Coincidentally, rents in Ho Chi Minh City are similar at $9 to $12 per square meter for small apartments that are just outside the central business district.

3. Other Expenses

If more than 5% to 7% of your budget is allocated to expenses outside of payroll, payroll tax, benefits, and rent, you are probably overspending. The culprits could be things like servers, advertising, meals, and travel.

Now that we have laid out the cost landscape of operating outside of Silicon Valley, let’s do some math. Again, these numbers will vary depending on the company and the type of solution. But using the figures I outlined above, we find that the average monthly burn per employee in Germany would be around $6,000. In Ho Chi Minh City, the figure is about half that or $3,000 per month. When we compare these figures to that $17,000 in Silicon Valley, it’s easy to see how both these cities make for a great environment to launch a startup before scaling to the point where they could enter the U.S. market.

Here are some other general guidelines we coach our portfolio companies on when it comes to managing their burn rates:

1) Hiring cheap generally means hiring expensive. Instead of hiring more people at lower salaries, a better approach might be to hire fewer people — but making sure they are all A players. You can push them hard and reward them appropriately for their efforts. This strategy has proven to pay off exponentially over the long run for our portfolio companies.

2) Only scale when there is a real need.

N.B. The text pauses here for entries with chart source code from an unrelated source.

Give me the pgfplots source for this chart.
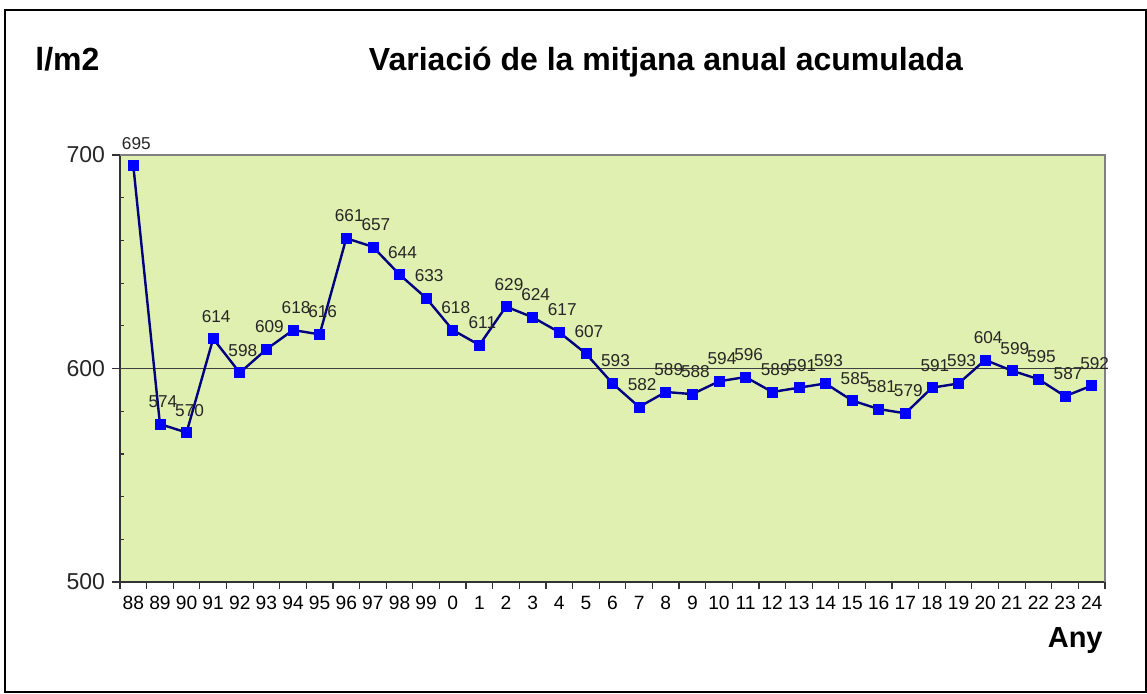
\documentclass[border=0pt]{standalone}
\usepackage{fontspec}
\setmainfont{Liberation Sans}
\usepackage{pgfplots}
\pgfplotsset{compat=1.18}
\definecolor{bgc}{HTML}{E0F0B0}
\definecolor{linec}{HTML}{000080}
\definecolor{markc}{HTML}{0000FF}
\begin{document}
\begin{tikzpicture}
\useasboundingbox (0,0) rectangle (573.5pt,346.5pt);
\draw[line width=0.8pt] (2.5pt,0.5pt) rectangle (573pt,341.5pt);
\node[font=\bfseries\fontsize{16}{18}\selectfont, anchor=base, inner sep=0pt] at (333pt,311.5pt) {Variació de la mitjana anual acumulada};
\node[font=\bfseries\fontsize{16}{18}\selectfont, anchor=base west, inner sep=0pt] at (17.5pt,311.5pt) {l/m2};
\node[font=\bfseries\fontsize{14.5}{16}\selectfont, anchor=base east, inner sep=0pt] at (551.5pt,23pt) {Any};
\begin{axis}[at={(60pt,55.5pt)}, anchor=south west, width=492.5pt, height=213.5pt, scale only axis,
  xmin=-0.5, xmax=36.5, ymin=500, ymax=700,
  axis x line*=bottom, axis y line*=left,
  axis line style={line width=1pt, black!80, -},
  axis background/.style={fill=bgc},
  /pgf/number format/assume math mode=true,
  tick align=outside,
  xtick={0,...,36},
  xticklabels={88,89,90,91,92,93,94,95,96,97,98,99,0,1,2,3,4,5,6,7,8,9,10,11,12,13,14,15,16,17,18,19,20,21,22,23,24},
  major x tick style={draw=none},
  minor xtick={-0.5,0.5,...,36.5},
  minor tick length=3.5pt,
  minor x tick style={black!80, line width=0.6pt},
  ytick={500,600,700},
  major tick length=4pt,
  major y tick style={black!80, line width=0.6pt},
  extra y ticks={520,540,560,580,620,640,660,680},
  extra y tick labels={},
  extra y tick style={tick align=inside, major tick length=2pt},
  xticklabel style={font=\fontsize{9.6}{11}\selectfont, inner sep=1pt, yshift=-2pt},
  yticklabel style={font=\fontsize{11.5}{13}\selectfont, text=black!85},
  clip=false,
  nodes near coords={\pgfmathprintnumber[fixed,precision=0]{\pgfplotspointmeta}},
  point meta=y,
  nodes near coords style={font=\fontsize{8.6}{10}\selectfont, anchor=south, inner sep=0pt, yshift=8pt, xshift=1.5pt, text=black!85},
]
\draw[black!75, line width=0.6pt] (axis cs:-0.5,600) -- (axis cs:36.5,600);
\addplot[color=linec, line width=1.2pt, mark=square*, mark size=2.5pt, mark options={fill=markc, draw=markc, line width=0.3pt}] coordinates {
(0,695)(1,574)(2,570)(3,614)(4,598)(5,609)(6,618)(7,616)(8,661)(9,657)(10,644)(11,633)
(12,618)(13,611)(14,629)(15,624)(16,617)(17,607)(18,593)(19,582)(20,589)(21,588)(22,594)(23,596)
(24,589)(25,591)(26,593)(27,585)(28,581)(29,579)(30,591)(31,593)(32,604)(33,599)(34,595)(35,587)(36,592)
};
\draw[gray, line width=1pt] (rel axis cs:0,1) -- (rel axis cs:1,1) -- (rel axis cs:1,0);
\end{axis}
\end{tikzpicture}
\end{document}
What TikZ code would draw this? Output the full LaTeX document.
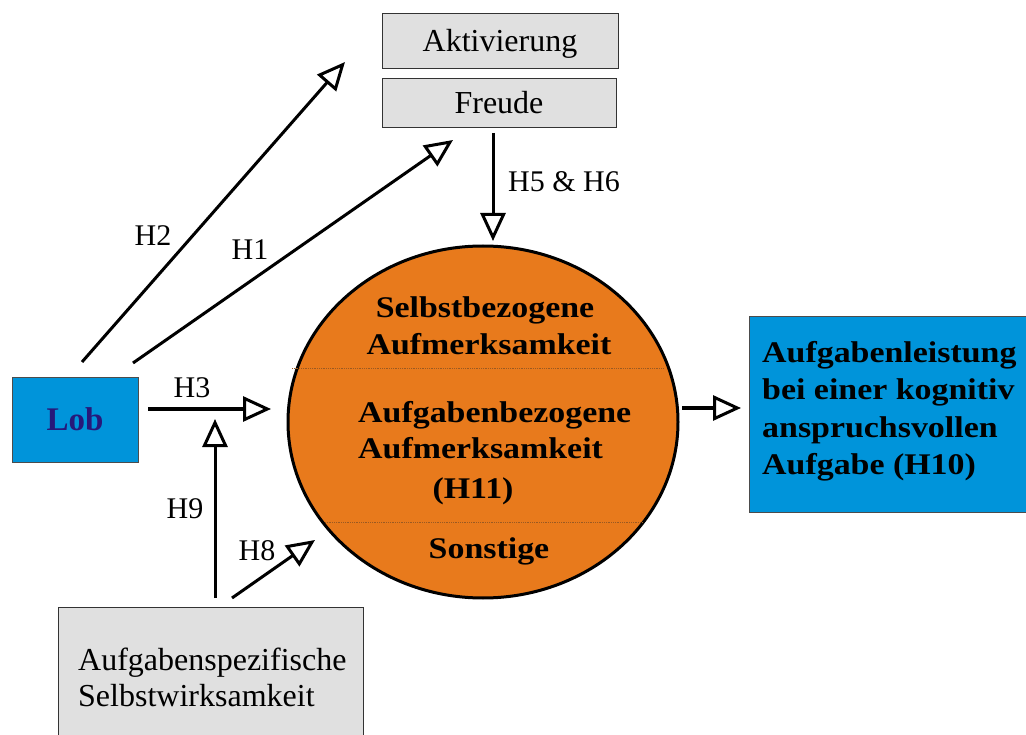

Unless your startup has tremendous revenue growth and is bursting at the seams, don’t hire. We realize that it can be difficult to recruit top talent, but hiring because you fear missing out as opposed to having a real need could be a recipe for disaster.

3) Obsessively keeping track of your two to three key monthly growth metrics will help determine whether it makes sense to increase your headcount and corresponding burn rate.

In closing, many things happen on a daily basis that founders can’t control. But given the current fundraising environment, it might be prudent to control how you spend your money and to ensure you make something people want.